UVM Dudley H. Davis Center

UVM Davis Center

The University of Vermont (UVM) Davis Center was the first student center to receive LEED Gold certification for new construction from the U.S. Green Building Council. This cutting-edge, 186,000 square-foot building features a 19,000 square-foot green roof, built-in compost storage coolers, waterless urinals, and an energy efficient HVAC system. It diverts more than 60 percent of its waste from the landfill. In 2010, the Davis Center received the Innovative Achievement Award, sponsored by American Campus Communities. The Davis Center represents UVM's commitment to the environment and green building practices.

UVM Davis Student Center

Cx Associates worked as UVM's independent building commissioning authority to ensure that the design and installation of the Davis Center's systems matched UVM's high performance standards. The commissioning process, which includes design review, construction verification and performance testing, identified over four hundred design and construction issues. Here are a few examples of the types of issues raised by Cx Associates and the benefits that resulted from their identification and resolution:

  • Design Issue: Design called for constant volume energy recovery units (ERU), air handling units (AHU) and kitchen exhaust fans. Cx Associates recommended the use of variable air volume (VAV) fans in all three systems to achieve significant energy savings.
  • Benefit: VAV systems were implemented in all HVAC and kitchen exhaust systems. This amounts to an estimated energy cost savings of over $58,000 per year of operation.
  • Design Issue: The lighting power densities and foot candle levels in back of house areas were higher than necessary. Cx Associates recommended significant reductions in lighting.
  • Benefit: By reducing the number of fixtures purchased, installation costs were reduced and the amount of energy needed to illuminate back of house spaces was minimized. Savings were estimated to be $5,000 in initial costs and $1,300 per year.
  • DavisConstruction Issue: Carbon dioxide (CO2) sensor setpoints for indoor air quality control for all the AHUs and ERUs were originally programmed to maintain the interior space CO2 setpoints too low. Cx Associates recommended a programming modification to increase CO2 setpoints to more accurately reflect the ventilation requirements of the areas.
  • Benefit: The energy saved by not heating or cooling the excessive outdoor air is over 227 million BTUs per year.
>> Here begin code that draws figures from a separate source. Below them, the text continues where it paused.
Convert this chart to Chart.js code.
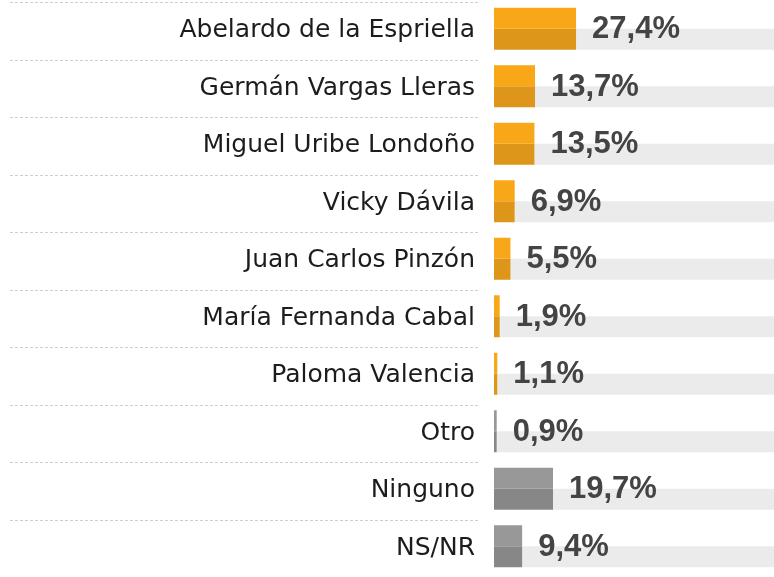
<!DOCTYPE html>
<html lang="es">
  <head>
    <meta charset="utf-8">
    <title>Intención de voto</title>
    <style>
      html, body { margin: 0; padding: 0; background: #ffffff; }
      #wrap { width: 774px; height: 577px; position: relative; }
    </style>
  </head>
  <body>
    <div id="wrap"><canvas id="chart"></canvas></div>
    <script src="https://cdn.jsdelivr.net/npm/chart.js"></script>
    <script>
      let candidates = [
        "Abelardo de la Espriella",
        "Germán Vargas Lleras",
        "Miguel Uribe Londoño",
        "Vicky Dávila",
        "Juan Carlos Pinzón",
        "María Fernanda Cabal",
        "Paloma Valencia",
        "Otro",
        "Ninguno",
        "NS/NR",
      ];
      let shares = [27.4, 13.7, 13.5, 6.9, 5.5, 1.9, 1.1, 0.9, 19.7, 9.4];
      let axisMax = 93.5;

      // first seven rows are candidates (orange), the rest grey
      let isCandidate = function (i) { return i < 7; };
      let topColors = shares.map((v, i) => (isCandidate(i) ? "#f8a719" : "#989898"));
      let bottomColors = shares.map((v, i) => (isCandidate(i) ? "#dd9619" : "#878787"));
      let track = shares.map((v) => axisMax - v);

      // dashed separators between rows, taken from the category scale
      let separators = {
        id: "separators",
        beforeDatasetsDraw(chart) {
          let ctx = chart.ctx;
          let y = chart.scales.y;
          let step = (chart.chartArea.bottom - chart.chartArea.top) / candidates.length;
          ctx.save();
          ctx.strokeStyle = "#cfcfcf";
          ctx.lineWidth = 1;
          ctx.setLineDash([3, 2]);
          for (let i = 0; i < candidates.length; i++) {
            let py = Math.round(y.getPixelForValue(i) - step / 2 + 2) + 0.5;
            ctx.beginPath();
            ctx.moveTo(10, py);
            ctx.lineTo(478, py);
            ctx.stroke();
          }
          ctx.restore();
        },
      };

      let valueLabels = {
        id: "valueLabels",
        afterDatasetsDraw(chart) {
          let ctx = chart.ctx;
          let meta = chart.getDatasetMeta(0);
          let metaLow = chart.getDatasetMeta(1);
          ctx.save();
          ctx.font = "bold 31px 'Liberation Sans'";
          ctx.fillStyle = "#444444";
          ctx.textAlign = "left";
          ctx.textBaseline = "middle";
          meta.data.forEach((bar, i) => {
            let low = metaLow.data[i];
            let cy = (bar.y + low.y) / 2 + 1;
            ctx.fillText(shares[i].toFixed(1).replace(".", ",") + "%", bar.x + 16, cy);
          });
          ctx.restore();
        },
      };

      new Chart(document.getElementById("chart"), {
        type: "bar",
        data: {
          labels: candidates,
          datasets: [
            {
              label: "top",
              data: shares,
              stack: "top",
              backgroundColor: topColors,
              borderWidth: 0,
            },
            {
              label: "bottom",
              data: shares,
              stack: "bottom",
              backgroundColor: bottomColors,
              borderWidth: 0,
            },
            {
              label: "track",
              data: track,
              stack: "bottom",
              backgroundColor: "#ebebeb",
              borderWidth: 0,
            },
          ],
        },
        options: {
          indexAxis: "y",
          responsive: true,
          maintainAspectRatio: false,
          animation: false,
          categoryPercentage: 42 / 57.5,
          barPercentage: 1,
          layout: { padding: { top: 0, bottom: 2, left: 0, right: 0 } },
          plugins: {
            legend: { display: false },
            tooltip: { enabled: false },
          },
          scales: {
            x: {
              stacked: true,
              min: 0,
              max: axisMax,
              display: false,
            },
            y: {
              stacked: true,
              grid: { display: false, drawTicks: false },
              border: { display: false },
              afterFit(scale) {
                scale.width = 494;
                scale.paddingTop = 0;
                scale.paddingBottom = 0;
              },
              ticks: {
                padding: 19,
                labelOffset: 2,
                color: "#1c1c1c",
                font: { family: "'DejaVu Sans'", size: 25 },
              },
            },
          },
        },
        plugins: [separators, valueLabels],
      });
    </script>
  </body>
</html>
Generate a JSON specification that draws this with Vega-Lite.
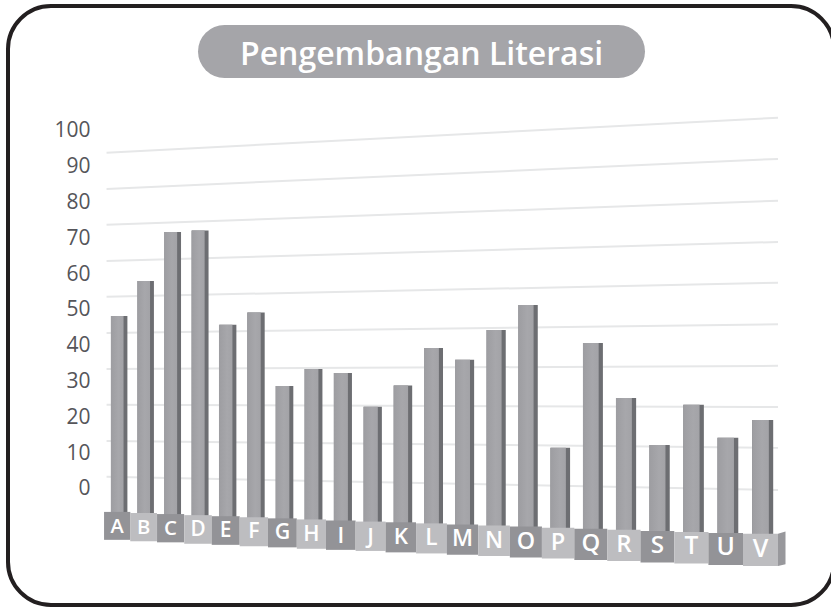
{
  "$schema": "https://vega.github.io/schema/vega-lite/v6.json",
  "autosize": "none",
  "width": 826,
  "height": 599,
  "padding": {"left": 8, "top": 6, "right": 0, "bottom": 3},
  "background": "#ffffff",
  "view": {"fill": "#ffffff", "stroke": "#231f20", "strokeWidth": 4, "cornerRadius": 43},
  "title": {
    "text": "Pengembangan Literasi",
    "anchor": "start",
    "font": "Open Sans",
    "fontSize": 32,
    "fontWeight": 600,
    "color": "#ffffff",
    "offset": 0,
    "dx": 232,
    "dy": 66
  },
  "datasets": {
    "kolom": [
      {"huruf": "A", "no": 1, "nilai": 48.0, "atas": -6.7, "bawah": -14.5},
      {"huruf": "B", "no": 2, "nilai": 57.8, "atas": -7.0, "bawah": -14.9},
      {"huruf": "C", "no": 3, "nilai": 71.5, "atas": -7.3, "bawah": -15.2},
      {"huruf": "D", "no": 4, "nilai": 71.9, "atas": -7.6, "bawah": -15.6},
      {"huruf": "E", "no": 5, "nilai": 45.6, "atas": -7.9, "bawah": -15.9},
      {"huruf": "F", "no": 6, "nilai": 49.0, "atas": -8.2, "bawah": -16.3},
      {"huruf": "G", "no": 7, "nilai": 28.5, "atas": -8.5, "bawah": -16.6},
      {"huruf": "H", "no": 8, "nilai": 33.2, "atas": -8.8, "bawah": -17.0},
      {"huruf": "I", "no": 9, "nilai": 32.1, "atas": -9.1, "bawah": -17.3},
      {"huruf": "J", "no": 10, "nilai": 22.7, "atas": -9.4, "bawah": -17.6},
      {"huruf": "K", "no": 11, "nilai": 28.6, "atas": -9.6, "bawah": -18.0},
      {"huruf": "L", "no": 12, "nilai": 39.1, "atas": -9.9, "bawah": -18.3},
      {"huruf": "M", "no": 13, "nilai": 35.8, "atas": -10.2, "bawah": -18.7},
      {"huruf": "N", "no": 14, "nilai": 44.1, "atas": -10.5, "bawah": -19.0},
      {"huruf": "O", "no": 15, "nilai": 51.1, "atas": -10.8, "bawah": -19.4},
      {"huruf": "P", "no": 16, "nilai": 11.2, "atas": -11.1, "bawah": -19.7},
      {"huruf": "Q", "no": 17, "nilai": 40.5, "atas": -11.4, "bawah": -20.1},
      {"huruf": "R", "no": 18, "nilai": 25.1, "atas": -11.7, "bawah": -20.4},
      {"huruf": "S", "no": 19, "nilai": 12.0, "atas": -12.0, "bawah": -20.8},
      {"huruf": "T", "no": 20, "nilai": 23.2, "atas": -12.3, "bawah": -21.1},
      {"huruf": "U", "no": 21, "nilai": 14.0, "atas": -12.6, "bawah": -21.5},
      {"huruf": "V", "no": 22, "nilai": 19.0, "atas": -12.8, "bawah": -21.8}
    ],
    "garis": [
      {"tingkat": 90, "kiri": 93.6, "kanan": 103.4},
      {"tingkat": 80, "kiri": 83.5, "kanan": 91.9},
      {"tingkat": 70, "kiri": 73.5, "kanan": 80.2},
      {"tingkat": 60, "kiri": 63.4, "kanan": 68.7},
      {"tingkat": 50, "kiri": 53.4, "kanan": 57.3},
      {"tingkat": 40, "kiri": 43.3, "kanan": 45.7},
      {"tingkat": 30, "kiri": 33.2, "kanan": 34.1},
      {"tingkat": 20, "kiri": 23.2, "kanan": 22.6},
      {"tingkat": 10, "kiri": 13.1, "kanan": 11.2},
      {"tingkat": 0, "kiri": 3.1, "kanan": -0.6}
    ],
    "ujung": [
      {"no": 22.5, "atas": -12.8, "bawah": -21.8},
      {"no": 23, "atas": -12.2, "bawah": -21.3}
    ]
  },
  "layer": [
    {
      "data": {"name": "garis"},
      "mark": {"type": "rule", "stroke": "#e6e7e8", "strokeWidth": 2},
      "encoding": {
        "x": {
          "datum": 0.5,
          "type": "quantitative",
          "axis": null,
          "scale": {
            "domain": [0.5, 1, 2, 3, 4, 5, 6, 7, 8, 9, 10, 11, 12, 13, 14, 15, 16, 17, 18, 19, 20, 21, 22, 22.5, 23],
            "range": [95, 109.2, 135.6, 162.6, 190, 217.7, 245.9, 274.4, 303.4, 332.8, 362.6, 392.8, 423.5, 454.5, 486, 517.9, 550.1, 582.8, 615.9, 649.4, 683.4, 717.7, 752.5, 770, 780],
            "nice": false,
            "clamp": false
          }
        },
        "x2": {"datum": 22.5},
        "y": {
          "field": "kiri",
          "type": "quantitative",
          "scale": {"domain": [-32.7, 134.6], "nice": false, "zero": false},
          "axis": {
            "values": [0, 10, 20, 30, 40, 50, 60, 70, 80, 90, 100],
            "title": null,
            "domain": false,
            "ticks": false,
            "grid": false,
            "offset": -82,
            "labelPadding": 0,
            "labelOffset": 1,
            "labelFont": "Open Sans",
            "labelFontSize": 21,
            "labelColor": "#55555a"
          }
        },
        "y2": {"field": "kanan"}
      }
    },
    {
      "data": {"name": "kolom"},
      "mark": {"type": "bar", "color": "#6d6e72", "xOffset": 2.2},
      "encoding": {
        "x": {"field": "no", "type": "quantitative"},
        "y": {"field": "nilai", "type": "quantitative"},
        "y2": {"datum": -13.7},
        "size": {"field": "no", "type": "quantitative", "scale": {"domain": [1, 22], "range": [16, 21]}, "legend": null}
      }
    },
    {
      "data": {"name": "kolom"},
      "mark": {
        "type": "bar",
        "color": {
          "gradient": "linear",
          "x1": 0,
          "x2": 1,
          "y1": 0,
          "y2": 0,
          "stops": [
            {"offset": 0, "color": "#9d9da1"},
            {"offset": 0.6, "color": "#a7a7ab"},
            {"offset": 1, "color": "#a3a3a7"}
          ]
        }
      },
      "encoding": {
        "x": {"field": "no", "type": "quantitative"},
        "y": {"field": "nilai", "type": "quantitative"},
        "y2": {"datum": -13.7},
        "size": {"field": "no", "type": "quantitative", "scale": {"domain": [1, 22], "range": [12.7, 16.7]}, "legend": null}
      }
    },
    {
      "data": {"name": "kolom"},
      "mark": {"type": "bar"},
      "encoding": {
        "x": {"field": "no", "type": "quantitative"},
        "y": {"field": "atas", "type": "quantitative"},
        "y2": {"field": "bawah"},
        "size": {"field": "no", "type": "quantitative", "scale": {"domain": [1, 22], "range": [26.3, 35]}, "legend": null},
        "color": {"condition": {"test": "datum.no % 2 == 1", "value": "#939397"}, "value": "#bdbdc0"}
      }
    },
    {
      "data": {"name": "ujung"},
      "mark": {"type": "area", "color": "#98989c", "orient": "vertical"},
      "encoding": {
        "x": {"field": "no", "type": "quantitative"},
        "y": {"field": "atas", "type": "quantitative"},
        "y2": {"field": "bawah"}
      }
    },
    {
      "data": {"name": "kolom"},
      "mark": {"type": "text", "font": "Open Sans", "fontWeight": 600, "color": "#ffffff", "baseline": "middle", "dy": 15},
      "encoding": {
        "x": {"field": "no", "type": "quantitative"},
        "y": {"field": "atas", "type": "quantitative"},
        "text": {"field": "huruf"},
        "size": {"field": "no", "type": "quantitative", "scale": {"domain": [1, 22], "range": [20, 25]}, "legend": null}
      }
    },
    {
      "data": {"values": [{"pita": "judul"}]},
      "mark": {"type": "rule", "stroke": "#a5a5a9", "strokeWidth": 53, "strokeCap": "round"},
      "encoding": {
        "x": {"datum": 4.957},
        "x2": {"datum": 17.837},
        "y": {"datum": 121.9}
      }
    }
  ],
  "resolve": {"scale": {"size": "independent"}}
}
This results in greenhouse gas reductions equivalent to removing 9 passenger cars from the roads for one year. If the energy came from electricity, the savings would amount to roughly $7,300 annually.
  • Construction Issue: Numerous occupancy sensors for lighting control were found not installed during the commissioning process. This deficiency occurred throughout the back of house spaces. Cx Associates worked with the team to ensure the specified lighting controls were installed and functional.
  • Benefit: Significant reduced lighting load energy savings resulted from all the occupancy sensors being installed.
  • Construction Issue: Non-functioning lighting dimmers were found, and in some cases, not installed. Cx Associates worked with the team to ensure the entire dimming system was operational.
  • Benefit: Lighting control in ballrooms and meeting rooms is fully functional providing the expected levels of amenity in these high profile environments.

Due to these and hundreds of other commissioning recommendations, UVM cut both construction and operating costs, while ensuring that the performance of the building's systems matched the university's ideals. The result: a visionary building with systems that demonstrate UVM's commitment to meeting the challenges of a new century.